The insurance and banking industry will be positive about several changes mentioned below:
- Separate limit for deduction of life insurance policy premiums: It is desirable that a separate limit of INR 50,000 be introduced for deduction of premiums paid towards life insurance policies over and above the existing composite limit of INR 1.5 lakhs. This will incentivise taxpayers from the lower- and middle-income segments to purchase adequate insurance cover.
- Period of carry forward and set-off of losses in case of insurance business (life insurance and other than life insurance): It is desirable that insurance businesses be allowed to carry forward and set-off business losses for an indefinite period. This is envisioned to provide a fillip to the insurance industry.
- Increasing TDS threshold applicable on insurance commission under section 194D of the Act: The threshold limit for deduction of tax at source under section 194D of the Act be increased from INR 15,000 to INR 100,000. increasing the threshold from INR 15,000 will not only reduce administrative burden on the tax department in processing refunds, but also increase disposable income in hands of the agents.

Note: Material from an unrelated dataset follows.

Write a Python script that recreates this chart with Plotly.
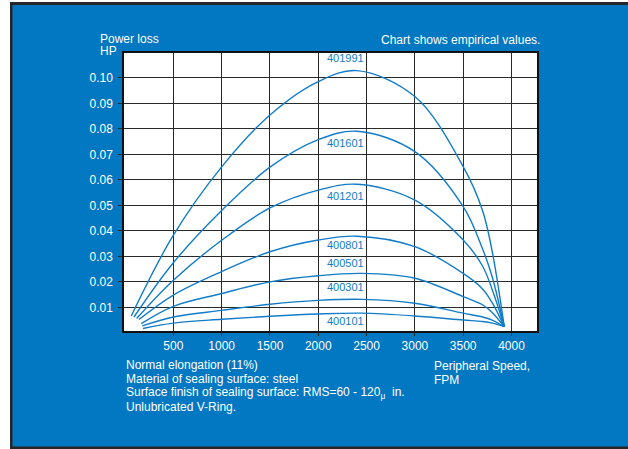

- Non-life insurance: Deduction in respect of insurance premium: A separate deduction should be introduced for premium paid for travel insurance, home insurance or personal accident insurance policy. This will encourage people to secure their assets like car, home, etc. and avail personal accident cover, which will turn provide financial protection and secure the policyholder from any financial losses that may arise due to unforeseen/unexpected events.
- Rule 5 in the First Schedule - Deduction for amount disallowed under section 40(a)(i)/(ia), to insurance companies (other than life insurance): It is recommended that in addition to proviso to Rule 5, the said rule be further amended to provide that any other expenditure or allowance or certain specified provisions that are disallowed or added back considering the provisions of section 30 to 43A, which are otherwise allowable, should be allowed in the year of payment of such expenditure [for example, section 40(a)(i)/40(a)(ia)] or be reduced from profit in the year of reversal of such provision [section 40A(7)].
- Taxability of reinsurance premiums earned by foreign reinsurers: It is recommended that clarity be provided on taxation regime for the foreign re-insurer carrying on business in India through its branch office. Further, clarity is also required on taxability of re-insurance premium earned by a foreign re-insurer not having taxable presence in India. This would resolve the confusion on taxability of re-insurance premium and would promote the re-insurance sector in India.
The insurance industry is a key pillar of the financial services sector and is counting on measures taken by the government in this budget to boost their business. The health of the insurance industry is key to the health of the overall financial services sector.